● Exercise requirements: Drop every picture. Then return, exactly, the lines from the beginning of the listing below through the one containing "const FONT = 'DejaVu Sans';".

--- Dataset entries ---

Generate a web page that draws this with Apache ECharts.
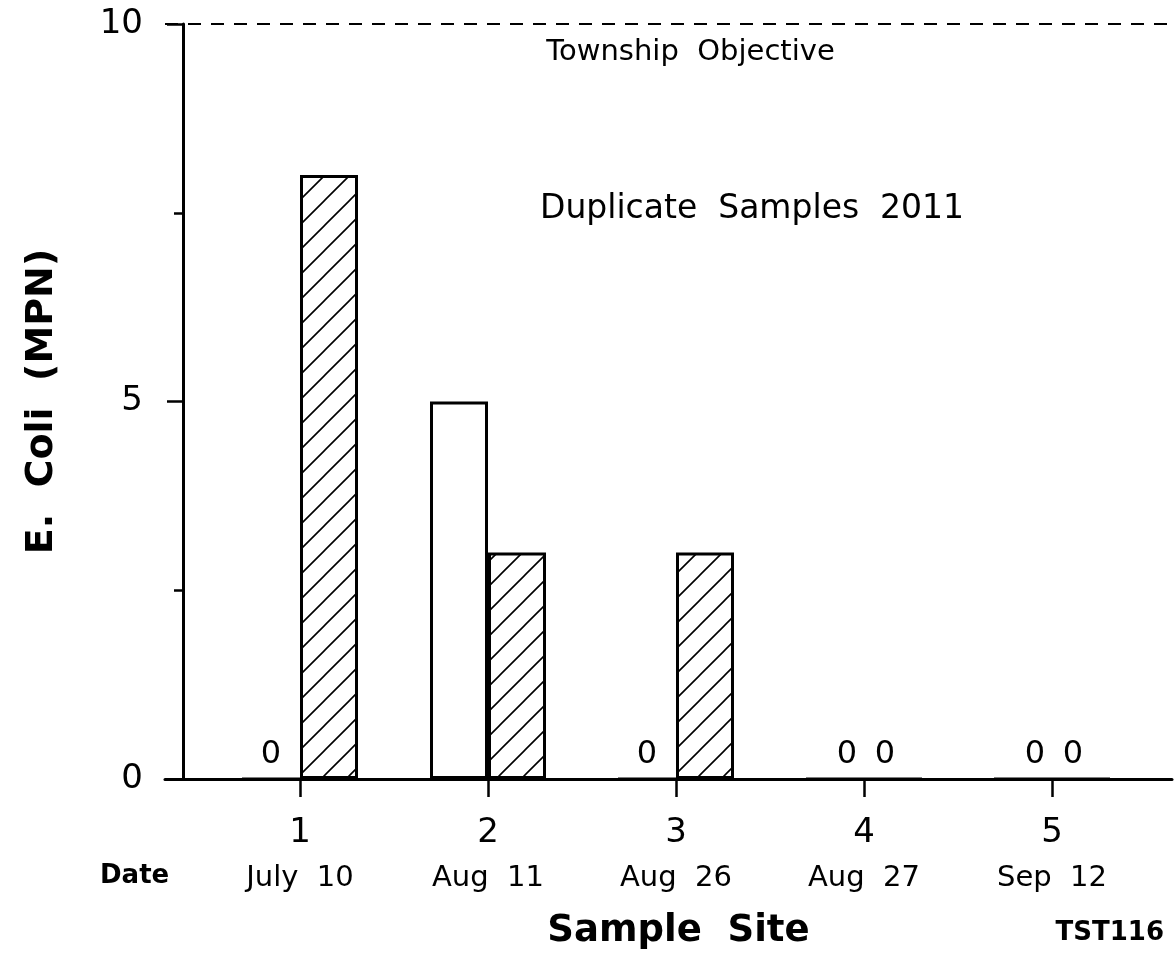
<!DOCTYPE html>
<html>
<head>
<meta charset="utf-8">
<script src="https://cdn.jsdelivr.net/npm/echarts@6/dist/echarts.min.js"></script>
<style>
  html, body { margin: 0; padding: 0; background: #fff; }
  #main { width: 1176px; height: 961px; }
</style>
</head>
<body>
<div id="main"></div>
<script>
// ---- data ----
const sites = [1, 2, 3, 4, 5];
const dates = ['July  10', 'Aug  11', 'Aug  26', 'Aug  27', 'Sep  12'];
const sampleA = [0, 5, 0, 0, 0];   // open bars
const sampleB = [8, 3, 3, 0, 0];   // hatched (duplicate) bars
const objective = 10;
const yTicks = [0, 5, 10];

const FONT = 'DejaVu Sans';

// hatch pattern
function makeHatch() {
  const s = 25;
  const c = document.createElement('canvas');
  c.width = s; c.height = s;
  const g = c.getContext('2d');
  g.fillStyle = '#fff';
  g.fillRect(0, 0, s, s);
  g.strokeStyle = '#000';
  g.lineWidth = 1.6;
  g.beginPath();
  g.moveTo(-2, s + 2); g.lineTo(s + 2, -2);
  g.moveTo(-2, 2); g.lineTo(2, -2);
  g.moveTo(s - 2, s + 2); g.lineTo(s + 2, s - 2);
  g.stroke();
  return c;
}

const chart = echarts.init(document.getElementById('main'), null, { renderer: 'canvas' });

const labelBase = {
  show: true,
  position: 'top',
  distance: 7,
  color: '#000',
  fontFamily: FONT,
  fontSize: 32,
  formatter: p => (p.value[1] === 0 ? '0' : '')
};

// when both samples at a site are zero, the two "0" labels sit a bit closer together
function items(values, other, shift) {
  return sites.map((s, i) => {
    const item = { value: [s, values[i]] };
    if (values[i] === 0 && other[i] === 0) item.label = { offset: [shift, 0] };
    return item;
  });
}

chart.setOption({
  animation: false,
  backgroundColor: '#fff',
  textStyle: { fontFamily: FONT, color: '#000' },
  title: {
    text: 'Duplicate  Samples  2011',
    left: 535, top: 188,
    textStyle: { fontFamily: FONT, fontSize: 33, fontWeight: 'normal', color: '#000' }
  },
  grid: { left: 165, right: 4, top: 24, bottom: 182, containLabel: false },
  xAxis: {
    type: 'value',
    min: 1 - 135 / 188,
    max: 5 + 120 / 188,
    name: 'Sample  Site',
    nameLocation: 'middle',
    nameGap: 134,
    nameTextStyle: { fontFamily: FONT, fontSize: 37, fontWeight: 'bold', color: '#000', padding: [0, 0, 0, 20] },
    axisLine: { show: true, onZero: false, lineStyle: { color: '#000', width: 3 } },
    axisTick: { show: true, customValues: sites, length: 18, lineStyle: { color: '#000', width: 2.5 } },
    axisLabel: {
      customValues: sites,
      margin: 32,
      formatter: v => '{n|' + v + '}\n{d|' + dates[sites.indexOf(v)] + '}',
      rich: {
        n: { fontFamily: FONT, fontSize: 34, lineHeight: 45, color: '#000' },
        d: { fontFamily: FONT, fontSize: 29, lineHeight: 45, color: '#000' }
      }
    },
    splitLine: { show: false }
  },
  yAxis: {
    type: 'value',
    min: 0, max: 10, interval: 5,
    offset: -18,
    name: 'E.  Coli  (MPN)',
    nameLocation: 'middle',
    nameRotate: 90,
    nameGap: 122,
    nameTextStyle: { fontFamily: FONT, fontSize: 38, fontWeight: 'bold', color: '#000' },
    axisLine: { show: true, lineStyle: { color: '#000', width: 3 } },
    axisTick: { show: true, length: 16, lineStyle: { color: '#000', width: 2.5 } },
    minorTick: { show: true, splitNumber: 2, length: 9, lineStyle: { color: '#000', width: 2.5 } },
    axisLabel: {
      margin: 40, fontFamily: FONT, fontSize: 34, color: '#000',
      customValues: yTicks
    },
    splitLine: { show: false }
  },
  series: [
    {
      type: 'bar',
      name: 'Sample',
      data: items(sampleA, sampleB, 12),
      barWidth: 58,
      barGap: '0%',
      itemStyle: { color: '#fff', borderColor: '#000', borderWidth: 3 },
      label: labelBase,
      markLine: {
        silent: true,
        symbol: 'none',
        lineStyle: { color: '#000', width: 2, type: [13, 10] },
        label: {
          show: true,
          position: 'insideMiddleBottom',
          distance: 14,
          offset: [22, 0],
          formatter: 'Township  Objective',
          fontFamily: FONT, fontSize: 29, color: '#000'
        },
        data: [{ yAxis: objective }]
      }
    },
    {
      type: 'bar',
      name: 'Duplicate',
      data: items(sampleB, sampleA, -8),
      barWidth: 58,
      barGap: '0%',
      itemStyle: {
        color: { image: makeHatch(), repeat: 'repeat' },
        borderColor: '#000', borderWidth: 3
      },
      label: labelBase
    }
  ],
  graphic: [
    {
      type: 'text',
      left: 100, top: 863,
      style: { text: 'Date', fontFamily: FONT, fontSize: 26, fontWeight: 'bold', fill: '#000' }
    },
    {
      type: 'text',
      right: 12, top: 920,
      style: { text: 'TST116', fontFamily: FONT, fontSize: 26, fontWeight: 'bold', fill: '#000' }
    }
  ]
});
</script>
</body>
</html>
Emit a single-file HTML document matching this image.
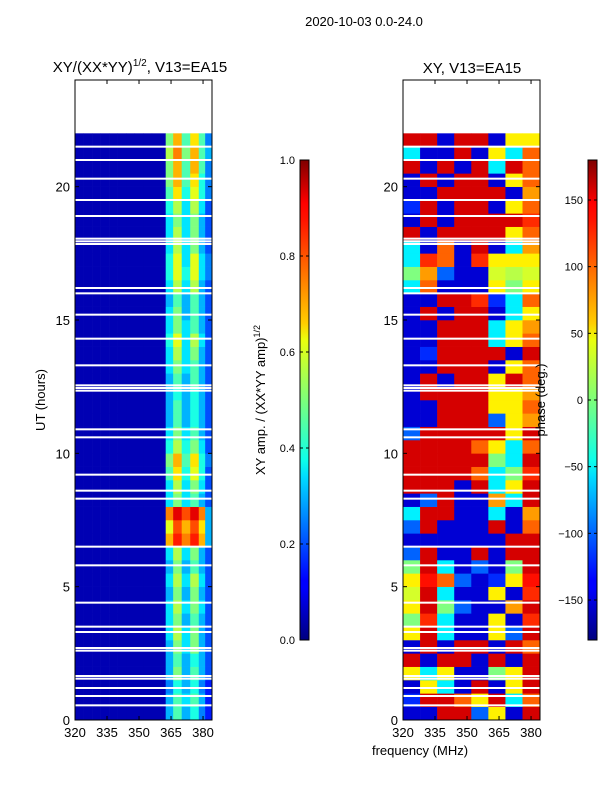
<!DOCTYPE html>
<html><head><meta charset="utf-8">
<style>
html,body{margin:0;padding:0;background:#fff;}
svg{display:block;font-family:"Liberation Sans","DejaVu Sans",sans-serif;}
</style></head>
<body>
<svg id="fig" width="600" height="800" viewBox="0 0 600 800" xmlns="http://www.w3.org/2000/svg">
<defs>
<linearGradient id="jet" x1="0" y1="1" x2="0" y2="0">
<stop offset="0" stop-color="#00007f"/><stop offset="0.11" stop-color="#0000ff"/>
<stop offset="0.125" stop-color="#0000ff"/><stop offset="0.34" stop-color="#00dcff"/>
<stop offset="0.375" stop-color="#0dffea"/><stop offset="0.5" stop-color="#7dff7a"/>
<stop offset="0.625" stop-color="#eaff0d"/><stop offset="0.66" stop-color="#ffcd00"/>
<stop offset="0.875" stop-color="#ff1300"/><stop offset="0.91" stop-color="#ff0000"/>
<stop offset="1" stop-color="#7f0000"/>
</linearGradient>
</defs>
<text x="364" y="26" font-size="13" text-anchor="middle">2020-10-03 0.0-24.0</text>
<g id="left"></g>
<g id="right"></g>
<g id="cb1"></g>
<g id="cb2"></g>
<text x="140" y="72" font-size="15" text-anchor="middle">XY/(XX*YY)<tspan font-size="10" dy="-6">1/2</tspan><tspan dy="6">, V13=EA15</tspan></text>
<text x="472" y="73" font-size="15" text-anchor="middle">XY, V13=EA15</text>
<text transform="translate(45,400) rotate(-90)" font-size="13" text-anchor="middle">UT (hours)</text>
<text transform="translate(265,400) rotate(-90)" font-size="13" text-anchor="middle">XY amp. / (XX*YY amp)<tspan font-size="9" dy="-5">1/2</tspan></text>
<text transform="translate(545,400) rotate(-90)" font-size="13" text-anchor="middle">phase (deg.)</text>
<text x="420" y="755" font-size="13" text-anchor="middle">frequency (MHz)</text>
</svg>
<script>
// ---- data ----
const timeBins = [0,0.5,1,1.5,2,2.5,3,3.5,4,4.5,5,5.5,6,6.5,7,7.5,8,8.5,9,9.5,10,10.5,11,11.5,12,12.5,13,13.5,14,14.5,15,15.5,16,16.5,17,17.5,18,18.5,19,19.5,20,20.5,21,21.5];
const ampFreqStart = [320,324,328,332,336,340,344,348,352,356,362.5,366,370,374,378,381];
const ampBackground = 0.05;
const ampBright = [
[.3,.45,.3,.4,.25,.15],[.3,.45,.35,.45,.3,.15],[.25,.4,.3,.4,.25,.15],[.3,.5,.3,.45,.3,.2],
[.3,.45,.3,.4,.3,.2],[.3,.5,.35,.5,.3,.2],[.35,.55,.35,.5,.3,.2],[.35,.5,.3,.45,.3,.2],
[.35,.55,.35,.5,.35,.2],[.3,.5,.3,.5,.3,.2],[.35,.55,.35,.55,.35,.2],[.3,.5,.3,.45,.3,.2],
[.35,.55,.35,.5,.3,.2],[.7,.85,.75,.85,.7,.3],[.6,.8,.7,.8,.65,.3],[.75,.9,.8,.9,.75,.3],
[.35,.5,.35,.45,.3,.2],[.35,.55,.35,.5,.35,.2],[.45,.65,.4,.6,.4,.2],[.5,.7,.45,.65,.4,.25],
[.4,.55,.4,.5,.35,.2],[.35,.5,.35,.45,.3,.2],[.3,.45,.3,.4,.3,.2],[.3,.45,.3,.4,.3,.2],
[.3,.4,.3,.4,.3,.2],[.3,.45,.3,.45,.3,.2],[.35,.5,.35,.45,.3,.2],[.35,.55,.35,.5,.3,.2],
[.4,.6,.35,.55,.35,.2],[.35,.5,.35,.45,.3,.2],[.35,.5,.3,.45,.3,.2],[.3,.45,.3,.45,.3,.2],
[.35,.55,.35,.55,.3,.2],[.4,.6,.4,.6,.35,.25],[.4,.6,.35,.6,.35,.25],[.35,.55,.35,.5,.3,.2],
[.35,.55,.35,.5,.3,.2],[.35,.5,.35,.5,.3,.2],[.4,.55,.35,.55,.35,.2],[.45,.65,.4,.6,.4,.25],
[.5,.7,.45,.65,.4,.25],[.5,.7,.45,.7,.45,.25],[.55,.75,.5,.7,.45,.3],[.5,.7,.45,.65,.45,.25]];
const phaseFreqStart = [320,328,336,344,352,360,368,376];
const phase = [
[-150,-150,150,150,-100,50,-150,150],[-120,150,150,100,50,150,-50,100],[-150,50,-50,-150,150,-150,50,150],[50,-50,50,-150,-150,0,50,150],
[150,-150,150,150,-150,150,-150,150],[-150,150,-150,150,150,-150,150,100],[50,150,-50,-150,-150,50,-100,150],[0,120,-50,-150,-150,50,-150,120],
[50,150,0,-100,-150,-150,80,150],[30,150,-50,-150,-150,50,-150,120],[50,130,100,-100,-150,-120,50,130],[0,150,-50,-150,-100,-150,0,150],
[-100,150,-150,-150,150,-150,150,150],[-150,-150,-150,-150,-150,-150,150,150],[-100,150,-150,-150,-150,150,-150,100],[-50,150,150,-150,-150,-50,-150,80],
[-150,-100,150,-150,-150,80,-50,150],[150,150,150,-150,150,-50,50,150],[150,150,150,150,100,-50,0,120],[150,150,150,150,150,0,-50,150],
[150,150,150,150,100,50,-50,100],[-100,150,150,150,150,150,50,150],[-150,-150,150,150,150,-100,50,80],[-150,-150,150,150,150,50,50,100],
[-150,150,150,150,150,50,50,80],[-150,150,-150,150,150,50,150,100],[-150,-150,150,150,150,-150,50,100],[-150,-120,150,150,150,150,-150,150],
[-150,-150,150,150,150,-50,50,100],[-150,-150,150,150,150,-50,50,80],[-150,150,-150,150,150,-150,-50,50],[-150,-150,150,150,120,-120,-50,100],
[-50,100,-150,-150,-150,50,0,50],[0,80,-100,-150,-150,30,20,30],[-50,120,100,-150,120,50,50,50],[-50,-150,100,-150,150,-150,-50,80],
[150,-150,150,150,150,150,50,100],[-150,150,-150,150,150,150,150,120],[-120,150,-150,150,150,-150,50,100],[-150,-150,150,150,150,150,-150,80],
[-150,150,-150,150,150,-150,50,100],[150,-150,150,-150,150,-50,150,100],[-50,-150,-150,150,-150,50,-50,100],[150,150,-150,150,150,-150,50,50]];
const gapTimes = [0.55,0.9,1.2,1.55,1.65,2.6,2.7,3.3,3.5,4.4,5.8,6.5,8.3,8.6,9.2,10.6,10.9,12.35,12.45,12.55,13.3,14.3,15.2,16.0,16.2,17.85,17.95,18.05,18.9,19.5,20.3,21.0,21.5];
const yTicks = [0,5,10,15,20];
const xTicks = [320,335,350,365,380];
const ampTicks = [0.0,0.2,0.4,0.6,0.8,1.0];
const phaseTicks = [-150,-100,-50,0,50,100,150];
// ---- drawing ----
const NS='http://www.w3.org/2000/svg';
const T0=720, PXH=26.6667, FMAX=384.2;
function yScale(t){return T0 - t*PXH;}
function mk(tag,attrs,parent){const e=document.createElementNS(NS,tag);for(const k in attrs)e.setAttribute(k,attrs[k]);parent.appendChild(e);return e;}
function jet(v){v=Math.max(0,Math.min(1,v));
 const r=Math.max(0,Math.min(1,1.5-Math.abs(4*v-3))),g=Math.max(0,Math.min(1,1.5-Math.abs(4*v-2))),b=Math.max(0,Math.min(1,1.5-Math.abs(4*v-1)));
 return 'rgb('+Math.round(r*255)+','+Math.round(g*255)+','+Math.round(b*255)+')';}
function panel(g,x0,w,freqStarts,rowVal,cmapVal){
 const xs=f=>x0+(f-320)*(w/(FMAX-320));
 for(let i=0;i<timeBins.length;i++){
  const t=timeBins[i];
  for(let j=0;j<freqStarts.length;j++){
   const f1=freqStarts[j], f2=j+1<freqStarts.length?freqStarts[j+1]:FMAX;
   const r=mk('rect',{x:xs(f1),y:yScale(t+0.5),width:xs(f2)-xs(f1)+0.3,height:0.5*PXH+0.3,fill:jet(cmapVal(rowVal(i,j)))},g);
   
   
  }
 }
 for(const gt of gapTimes){
  const r=mk('rect',{x:x0,y:yScale(gt)-1,width:w,height:2,fill:'#fff'},g);
  
  
 }
 mk('rect',{x:x0,y:80,width:w,height:640,fill:'none',stroke:'#000','stroke-width':1},g);
 for(const t of yTicks){const y=yScale(t);
  mk('line',{x1:x0,x2:x0+4,y1:y,y2:y,stroke:'#000'},g);mk('line',{x1:x0+w-4,x2:x0+w,y1:y,y2:y,stroke:'#000'},g);
  const tx=mk('text',{x:x0-5,y:y+5,'font-size':13,'text-anchor':'end'},g);tx.textContent=t;
  
  }
 for(const f of xTicks){const x=xs(f);
  mk('line',{x1:x,x2:x,y1:720,y2:716,stroke:'#000'},g);mk('line',{x1:x,x2:x,y1:80,y2:84,stroke:'#000'},g);
  const tx=mk('text',{x:x,y:737,'font-size':13,'text-anchor':'middle'},g);tx.textContent=f;
  
  }
}
panel(document.getElementById('left'),75,137,ampFreqStart,(i,j)=>j<10?ampBackground:ampBright[i][j-10],v=>v);
panel(document.getElementById('right'),403,137,phaseFreqStart,(i,j)=>phase[i][j],v=>(v+180)/360);
function cbar(g,x,ticks,vmin,vmax,isAmp){
 mk('rect',{x:x,y:160,width:9,height:480,fill:'url(#jet)',stroke:'#000','stroke-width':1},g);
 for(const t of ticks){const y=640-(t-vmin)/(vmax-vmin)*480;
  mk('line',{x1:x,x2:x+3,y1:y,y2:y,stroke:'#000'},g);mk('line',{x1:x+6,x2:x+9,y1:y,y2:y,stroke:'#000'},g);
  const tx=mk('text',{x:x-5,y:y+4,'font-size':11,'text-anchor':'end'},g);
  tx.textContent=isAmp?t.toFixed(1):(t<0?'\u2212'+(-t):String(t));
  
  }
}
cbar(document.getElementById('cb1'),300,ampTicks,0,1,true);
cbar(document.getElementById('cb2'),588,phaseTicks,-180,180,false);
</script>
</body></html>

---

● Task response:
Generate a web page that draws this with Apache ECharts.
<!DOCTYPE html>
<html>
<head>
<meta charset="utf-8">
<script src="https://cdn.jsdelivr.net/npm/echarts@6/dist/echarts.min.js"></script>
<style>
  html, body { margin: 0; padding: 0; background: #fff; }
  #main { width: 1176px; height: 961px; }
</style>
</head>
<body>
<div id="main"></div>
<script>
// ---- data ----
const sites = [1, 2, 3, 4, 5];
const dates = ['July  10', 'Aug  11', 'Aug  26', 'Aug  27', 'Sep  12'];
const sampleA = [0, 5, 0, 0, 0];   // open bars
const sampleB = [8, 3, 3, 0, 0];   // hatched (duplicate) bars
const objective = 10;
const yTicks = [0, 5, 10];

const FONT = 'DejaVu Sans';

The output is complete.